Minister for Planning and Finance
- In office 25 May 2018 – 1 February 2021
- President: Win Myint
- Preceded by: Kyaw Win
- Succeeded by: Win Shein

Minister for Industry of Myanmar
- In office 30 July 2019 – 28 Nov 2019
- Preceded by: Khin Maung Cho

Personal details
- Born: 13 December 1938 (age 87) Moulmein, Burma (Myanmar)
- Party: Independent
- Spouse: Ma Ma Swe

= Soe Win (minister) =

Burmese politician

U Soe Win (စိုးဝင်း /my/; born 13 December 1938) is the former Minister for Planning and Finance of Myanmar (Burma). He is a financial professional and previously served as the managing partner of Deloitte in Myanmar.

== Early life and education ==
Soe Win was born in Moulmein, British Burma (now Mawlamyaing, Myanmar) on 13 December 1938 to parents U Tin and Daw Ngwe Pwint. He possesses BA, LLB and DMA qualifications. He is married to Mar Mar Swe.

== Career ==
Soe Win entered the banking trade in 1961, joining a state-owned commercial bank as Deputy Manager in 1961. He was appointed as the Deputy Controller of Foreign Exchange (Myanmar Foreign Trade Bank) in 1990 and as General Manager in 1993. He serves on the board of Renaissance Institute, a Myanmar-based think tank.
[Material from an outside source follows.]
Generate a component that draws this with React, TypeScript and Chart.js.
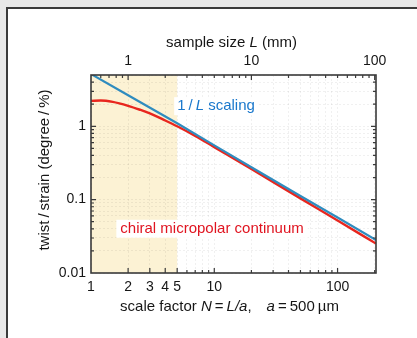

He subsequently founded Myanmar Vigour in 2003, which became a member firm of Deloitte in 2015. He specializes in Myanmar taxation, investment laws and banking.

After Kyaw Win's resignation as the incumbent Minister of Planning and Finance during a corruption investigation, Soe Win was nominated by President Win Myint as the successor on 29 May 2018. In the aftermath of the military-led 2021 Myanmar coup d'état, the Myanmar Armed Forces appointed Win Shein as Soe Win's successor on 1 February 2021. Soe Win was placed under house arrest by the Myanmar Armed Forces.